Description of the task. Copy every line of the data exactly, leaving nothing out.

Information supplied.
====

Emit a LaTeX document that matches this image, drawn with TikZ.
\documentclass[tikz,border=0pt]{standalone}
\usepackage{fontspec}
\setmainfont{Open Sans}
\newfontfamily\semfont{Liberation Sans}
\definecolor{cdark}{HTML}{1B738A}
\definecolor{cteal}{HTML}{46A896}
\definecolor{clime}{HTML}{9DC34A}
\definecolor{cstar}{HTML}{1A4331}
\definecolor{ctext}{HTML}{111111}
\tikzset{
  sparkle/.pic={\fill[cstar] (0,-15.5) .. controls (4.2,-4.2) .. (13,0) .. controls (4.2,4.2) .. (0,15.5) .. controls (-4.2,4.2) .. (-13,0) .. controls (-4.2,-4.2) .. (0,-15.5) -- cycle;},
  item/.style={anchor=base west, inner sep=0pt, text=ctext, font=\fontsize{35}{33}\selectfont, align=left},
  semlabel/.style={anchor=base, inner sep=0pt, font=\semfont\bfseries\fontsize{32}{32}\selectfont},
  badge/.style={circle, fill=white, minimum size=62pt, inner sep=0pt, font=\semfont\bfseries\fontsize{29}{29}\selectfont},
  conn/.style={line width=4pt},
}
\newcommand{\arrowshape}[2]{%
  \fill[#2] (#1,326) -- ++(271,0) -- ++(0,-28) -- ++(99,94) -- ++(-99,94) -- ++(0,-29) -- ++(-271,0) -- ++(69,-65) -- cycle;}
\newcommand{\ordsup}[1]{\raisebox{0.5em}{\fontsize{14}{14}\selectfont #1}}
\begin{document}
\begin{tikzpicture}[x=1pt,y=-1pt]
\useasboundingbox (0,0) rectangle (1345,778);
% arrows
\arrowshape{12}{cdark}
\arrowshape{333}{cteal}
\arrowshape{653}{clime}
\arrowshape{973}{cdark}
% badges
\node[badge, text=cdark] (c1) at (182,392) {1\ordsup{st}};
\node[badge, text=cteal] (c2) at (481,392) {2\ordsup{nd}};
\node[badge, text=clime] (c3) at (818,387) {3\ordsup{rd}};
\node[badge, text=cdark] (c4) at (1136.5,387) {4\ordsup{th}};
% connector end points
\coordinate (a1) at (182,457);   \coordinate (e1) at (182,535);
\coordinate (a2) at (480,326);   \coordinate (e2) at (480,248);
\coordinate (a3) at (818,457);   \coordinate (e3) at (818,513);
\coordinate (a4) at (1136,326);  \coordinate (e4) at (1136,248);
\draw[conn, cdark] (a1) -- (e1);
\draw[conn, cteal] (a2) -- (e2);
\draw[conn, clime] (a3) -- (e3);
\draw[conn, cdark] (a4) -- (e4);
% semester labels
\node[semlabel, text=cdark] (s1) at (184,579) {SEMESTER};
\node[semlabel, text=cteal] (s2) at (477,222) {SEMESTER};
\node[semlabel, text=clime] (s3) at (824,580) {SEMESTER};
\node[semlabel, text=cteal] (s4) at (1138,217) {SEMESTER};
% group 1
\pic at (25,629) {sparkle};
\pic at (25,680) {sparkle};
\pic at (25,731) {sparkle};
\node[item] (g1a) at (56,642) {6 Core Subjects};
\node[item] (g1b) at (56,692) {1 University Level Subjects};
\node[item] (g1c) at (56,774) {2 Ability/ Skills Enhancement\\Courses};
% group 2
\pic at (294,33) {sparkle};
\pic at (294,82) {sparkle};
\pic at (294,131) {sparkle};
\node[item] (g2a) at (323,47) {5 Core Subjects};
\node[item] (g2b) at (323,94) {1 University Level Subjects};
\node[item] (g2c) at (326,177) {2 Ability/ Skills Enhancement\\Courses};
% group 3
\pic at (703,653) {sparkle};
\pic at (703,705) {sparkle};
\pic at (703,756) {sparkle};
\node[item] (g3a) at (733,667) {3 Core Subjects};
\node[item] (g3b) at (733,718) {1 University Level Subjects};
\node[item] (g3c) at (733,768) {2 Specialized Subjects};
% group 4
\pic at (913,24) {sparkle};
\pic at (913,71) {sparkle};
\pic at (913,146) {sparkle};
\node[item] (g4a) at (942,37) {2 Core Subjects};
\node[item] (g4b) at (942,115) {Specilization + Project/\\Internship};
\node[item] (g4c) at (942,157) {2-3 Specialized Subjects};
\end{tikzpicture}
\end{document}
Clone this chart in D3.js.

====

Written solution.
Emit a LaTeX document that matches this image, drawn with TikZ.
\documentclass[tikz,border=0pt]{standalone}
\usepackage{fontspec}
\setmainfont{Open Sans}
\newfontfamily\semfont{Liberation Sans}
\definecolor{cdark}{HTML}{1B738A}
\definecolor{cteal}{HTML}{46A896}
\definecolor{clime}{HTML}{9DC34A}
\definecolor{cstar}{HTML}{1A4331}
\definecolor{ctext}{HTML}{111111}
\tikzset{
  sparkle/.pic={\fill[cstar] (0,-15.5) .. controls (4.2,-4.2) .. (13,0) .. controls (4.2,4.2) .. (0,15.5) .. controls (-4.2,4.2) .. (-13,0) .. controls (-4.2,-4.2) .. (0,-15.5) -- cycle;},
  item/.style={anchor=base west, inner sep=0pt, text=ctext, font=\fontsize{35}{33}\selectfont, align=left},
  semlabel/.style={anchor=base, inner sep=0pt, font=\semfont\bfseries\fontsize{32}{32}\selectfont},
  badge/.style={circle, fill=white, minimum size=62pt, inner sep=0pt, font=\semfont\bfseries\fontsize{29}{29}\selectfont},
  conn/.style={line width=4pt},
}
\newcommand{\arrowshape}[2]{%
  \fill[#2] (#1,326) -- ++(271,0) -- ++(0,-28) -- ++(99,94) -- ++(-99,94) -- ++(0,-29) -- ++(-271,0) -- ++(69,-65) -- cycle;}
\newcommand{\ordsup}[1]{\raisebox{0.5em}{\fontsize{14}{14}\selectfont #1}}
\begin{document}
\begin{tikzpicture}[x=1pt,y=-1pt]
\useasboundingbox (0,0) rectangle (1345,778);
% arrows
\arrowshape{12}{cdark}
\arrowshape{333}{cteal}
\arrowshape{653}{clime}
\arrowshape{973}{cdark}
% badges
\node[badge, text=cdark] (c1) at (182,392) {1\ordsup{st}};
\node[badge, text=cteal] (c2) at (481,392) {2\ordsup{nd}};
\node[badge, text=clime] (c3) at (818,387) {3\ordsup{rd}};
\node[badge, text=cdark] (c4) at (1136.5,387) {4\ordsup{th}};
% connector end points
\coordinate (a1) at (182,457);   \coordinate (e1) at (182,535);
\coordinate (a2) at (480,326);   \coordinate (e2) at (480,248);
\coordinate (a3) at (818,457);   \coordinate (e3) at (818,513);
\coordinate (a4) at (1136,326);  \coordinate (e4) at (1136,248);
\draw[conn, cdark] (a1) -- (e1);
\draw[conn, cteal] (a2) -- (e2);
\draw[conn, clime] (a3) -- (e3);
\draw[conn, cdark] (a4) -- (e4);
% semester labels
\node[semlabel, text=cdark] (s1) at (184,579) {SEMESTER};
\node[semlabel, text=cteal] (s2) at (477,222) {SEMESTER};
\node[semlabel, text=clime] (s3) at (824,580) {SEMESTER};
\node[semlabel, text=cteal] (s4) at (1138,217) {SEMESTER};
% group 1
\pic at (25,629) {sparkle};
\pic at (25,680) {sparkle};
\pic at (25,731) {sparkle};
\node[item] (g1a) at (56,642) {6 Core Subjects};
\node[item] (g1b) at (56,692) {1 University Level Subjects};
\node[item] (g1c) at (56,774) {2 Ability/ Skills Enhancement\\Courses};
% group 2
\pic at (294,33) {sparkle};
\pic at (294,82) {sparkle};
\pic at (294,131) {sparkle};
\node[item] (g2a) at (323,47) {5 Core Subjects};
\node[item] (g2b) at (323,94) {1 University Level Subjects};
\node[item] (g2c) at (326,177) {2 Ability/ Skills Enhancement\\Courses};
% group 3
\pic at (703,653) {sparkle};
\pic at (703,705) {sparkle};
\pic at (703,756) {sparkle};
\node[item] (g3a) at (733,667) {3 Core Subjects};
\node[item] (g3b) at (733,718) {1 University Level Subjects};
\node[item] (g3c) at (733,768) {2 Specialized Subjects};
% group 4
\pic at (913,24) {sparkle};
\pic at (913,71) {sparkle};
\pic at (913,146) {sparkle};
\node[item] (g4a) at (942,37) {2 Core Subjects};
\node[item] (g4b) at (942,115) {Specilization + Project/\\Internship};
\node[item] (g4c) at (942,157) {2-3 Specialized Subjects};
\end{tikzpicture}
\end{document}
Clone this chart in D3.js.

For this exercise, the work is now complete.